Northrop Grumman [NOC] has proposed a plan to the Air Force for upgrading the imagery resolution capability on the Global Hawk unmanned aerial vehicles by using powerful cameras currently deployed on U-2 spy planes, a top executive said yesterday.

Tom Vice, the president of Northrop Grumman Aerospace Systems, said using the Senior Year Electro-optical Reconnaissance Systems-2B (SYERS-2B) cameras would be an affordable solution to an Air Force request to improve the range resolution, largely because the service already has them in its inventory.

Global Hawk. Photo by Northrop Grumman.

Vice said the company could integrate the SYERS hardware on the Block 30 Global Hawks using a universal payload adapter at a cost of less than $50 million dollars for six airplanes. He said that cost would come in at about 6 percent of an Air Force estimate to purchase new hardware and integrate it on the Global Hawks.

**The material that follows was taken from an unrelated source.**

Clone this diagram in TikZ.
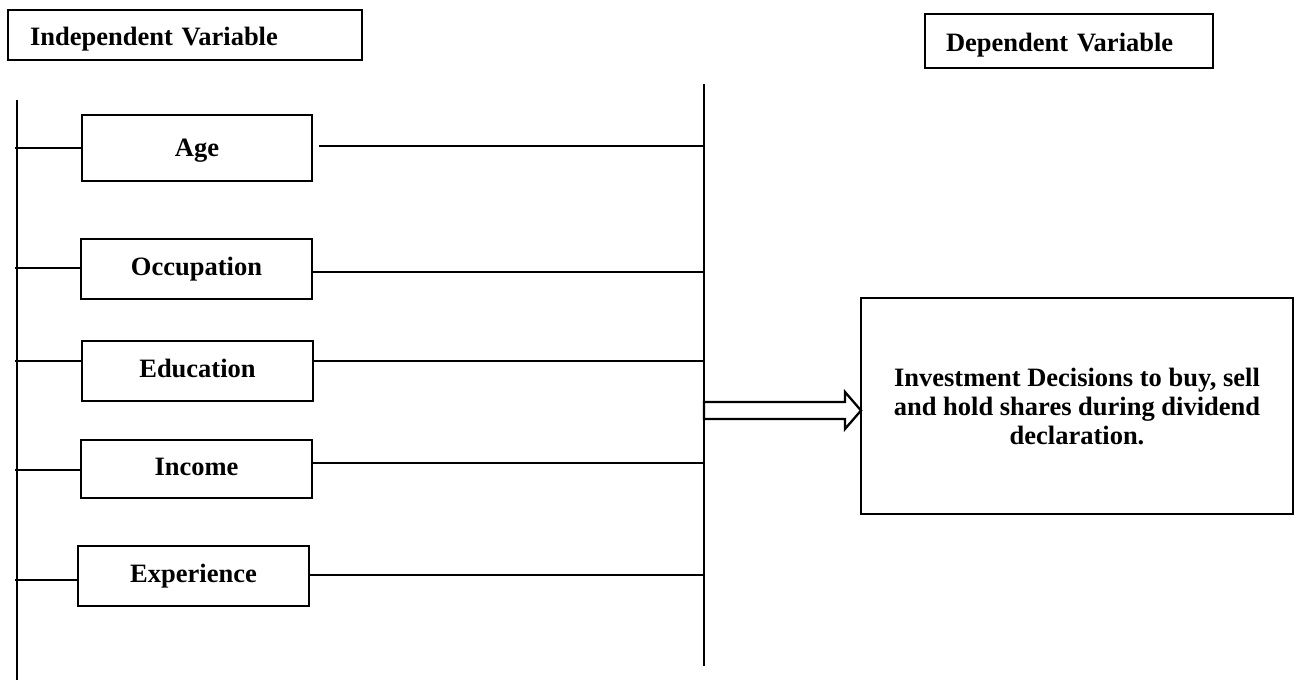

The Block 30 Global Hawk is meeting its defined requirements under the current configuration, but Vice said there have been scenarios where a higher resolution has been needed.

“This is about those specific needs where a greater range of resolution is required, and that is what we’re addressing,” Vice told a small group of reporters at Northrop Grumman’s corporate headquarters in Falls Church, Va.

Northrop Grumman is offering to perform the work under a firm fixed price contract, meaning the Air Force would be absolved of having to cover any possible cost overruns, Vice said. Installing the relatively larger SYERS on the Global Hawks would require having to remove two of the three main sensors currently fielded on the Block 30s.

The Pentagon last year proposed terminating the Block 30 version of the aircraft, citing the high costs. Congress, however, restored the funding in the fiscal 2013 budget despite the Air Force’s desire to kill the program.

Northrop Grumman had been continuously looking to reduce the overall cost of operating Global Hawk, but the debate over the fate of the program “raised the tempo” to get costs down, Vice said.

In a separate proposal, Vice said that Northrop Grumman has presented the Air Force with a five-year plan for contractor logistics and support services. He said the proposal would also include firm fixed price terms and would reduce the cost by an additional 20 percent compared to current levels.

“All risk is on us,” Vice said. “We are guaranteeing that cost as a firm fixed price contract type.”

The Air Force currently has 16 Block 30 Global Hawks with two under construction. There are an additional three planned, but they are not under contract. Northrop Grumman has submitted a proposal to build those aircraft but has yet to enter into negotiations with the Air Force, Vice said.